In 1967, Brunei faced a significant monetary transition as the longstanding currency union with Malaya and Singapore came to an end. Since 1906, Brunei had used the Straits Dollar and later the Malaya and British Borneo Dollar, which was managed by the Board of Commissioners of Currency, Malaya and British Borneo. This system provided regional stability, but the political landscape shifted dramatically with the formation of Malaysia in 1963 (which Brunei declined to join) and Singapore's independence in 1965. These events led Singapore and Malaysia to establish their own national currencies, dissolving the common currency board and compelling Brunei to issue its own sovereign currency.
The response was the establishment of the Brunei Currency Board on February 12, 1967, and the issuance of the first Brunei Dollar on June 12, 1967. Crucially, Brunei negotiated a vital agreement with Singapore to maintain interchangeability at par between their two new currencies. This arrangement, formalized in the Currency Interchangeability Agreement, was a masterstroke of financial diplomacy, ensuring immediate stability by pegging the Brunei Dollar to a trusted and familiar monetary system. It allowed the currencies to be used interchangeably in both countries, preventing economic disruption and bolstering confidence in the new currency.
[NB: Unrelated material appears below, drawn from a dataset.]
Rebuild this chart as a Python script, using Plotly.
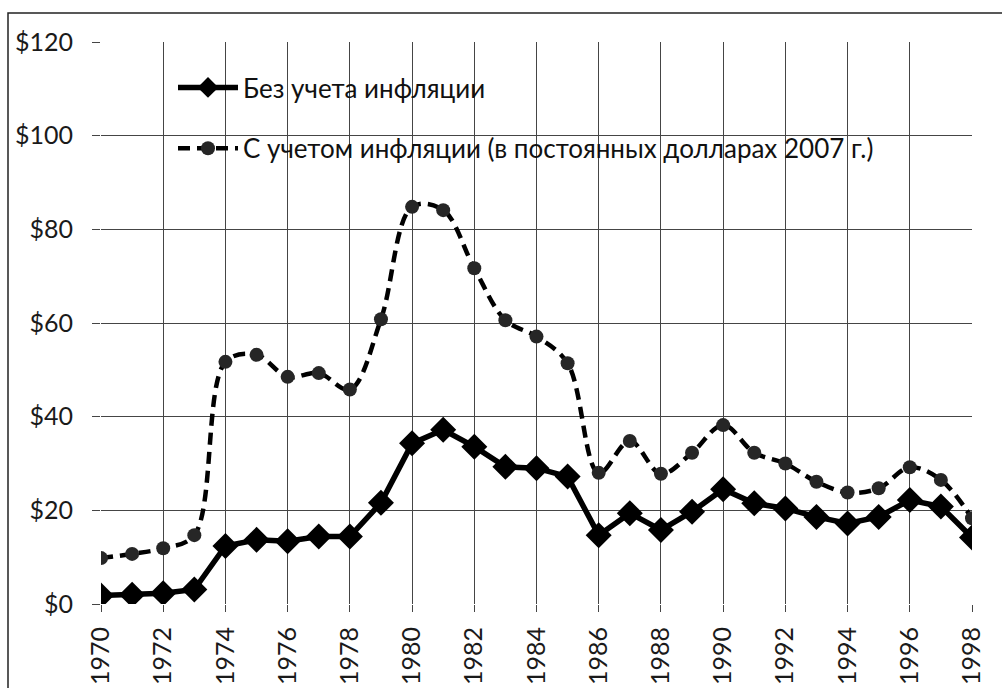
import plotly.graph_objects as go

years = list(range(1970, 1999))
nominal = [1.8, 2.0, 2.3, 3.1, 12.4, 13.7, 13.4, 14.4, 14.4, 21.6,
           34.3, 37.2, 33.6, 29.3, 29.0, 27.2, 14.7, 19.4, 15.8, 19.7,
           24.5, 21.5, 20.4, 18.6, 17.2, 18.6, 22.2, 20.8, 14.2]
real_2007 = [9.8, 10.7, 11.9, 14.7, 51.7, 53.2, 48.5, 49.3, 45.8, 60.8,
             84.8, 84.1, 71.7, 60.6, 57.1, 51.4, 28.0, 34.8, 27.8, 32.3,
             38.2, 32.3, 30.0, 26.1, 23.8, 24.7, 29.2, 26.5, 18.3]
name_nominal = "Без учета инфляции"
name_real = "С учетом инфляции (в постоянных долларах 2007 г.)"
y_ticks = [0, 20, 40, 60, 80, 100, 120]
y_tick_text = ["$0", "$20", "$40", "$60", "$80", "$100", "$120"]
x_ticks = list(range(1970, 1999, 2))

W, H = 1002, 688
L, R, T, B = 101, 30, 42, 84
pw, ph = W - L - R, H - T - B


def px_x(p):
    return (p - L) / pw


def px_y(p):
    return (H - B - p) / ph


fig = go.Figure()
fig.add_trace(go.Scatter(
    x=years, y=nominal, name=name_nominal, mode="lines+markers",
    line=dict(color="#000000", width=5.5),
    marker=dict(symbol="diamond", size=20, color="#000000"),
    legendgroup="a",
))
fig.add_trace(go.Scatter(
    x=years, y=real_2007, name=name_real, mode="lines+markers",
    line=dict(color="#000000", width=4.5, dash="12px,7px", shape="spline", smoothing=1.0),
    marker=dict(symbol="circle", size=14, color="#262626"),
    legendgroup="b",
))

# white box behind the legend (hides gridlines)
fig.add_shape(type="rect", xref="paper", yref="paper",
              x0=px_x(146), x1=px_x(899), y0=px_y(185), y1=px_y(57),
              fillcolor="white", line=dict(width=0), layer="between")
# outer frame of the picture
fig.add_shape(type="rect", xref="paper", yref="paper",
              x0=px_x(8), x1=px_x(1015), y0=px_y(705), y1=px_y(13),
              fillcolor="rgba(0,0,0,0)", line=dict(color="#222222", width=1.5), layer="above")

fig.update_layout(
    template="none",
    width=W, height=H,
    margin=dict(l=L, r=R, t=T, b=B, autoexpand=False),
    paper_bgcolor="white", plot_bgcolor="white",
    font=dict(family="Lato, 'Open Sans', sans-serif", color="#1a1a1a"),
    showlegend=True,
    legend=dict(
        x=px_x(173), y=px_y(64), xanchor="left", yanchor="top",
        bgcolor="rgba(0,0,0,0)", borderwidth=0,
        font=dict(size=26, family="Lato, sans-serif", color="#111111"),
        tracegroupgap=24, itemwidth=60,
    ),
)
fig.update_xaxes(
    range=[1970, 1998], tickmode="array", tickvals=x_ticks,
    ticktext=[str(v) for v in x_ticks], tickangle=-90,
    showgrid=True, gridcolor="#454545", gridwidth=1,
    ticks="outside", ticklen=7, tickcolor="#454545",
    tickfont=dict(size=25, family="Lato, sans-serif", color="#1a1a1a"),
    ticklabelstandoff=5, automargin=False,
    showline=False, zeroline=False,
)
fig.update_yaxes(
    range=[0, 120], tickmode="array", tickvals=y_ticks, ticktext=y_tick_text,
    showgrid=True, gridcolor="#454545", gridwidth=1,
    ticks="outside", ticklen=8, tickcolor="#454545",
    tickfont=dict(size=25, family="Lato, sans-serif", color="#1a1a1a"),
    ticklabelstandoff=14, automargin=False,
    showline=False, zeroline=False,
)

fig.write_html("out.html", config={"displayModeBar": False},
               post_script="document.body.style.margin='0';")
Thus, the 1967 currency situation was not one of crisis but of carefully managed sovereignty. Brunei successfully navigated the collapse of a regional monetary union by launching its own national currency while instantly anchoring it to Singapore's strong financial system. This move preserved economic stability for its citizens and businesses, established a key pillar of Brunei's modern financial independence, and laid the foundation for its enduring and special monetary relationship with Singapore, which continues to this day.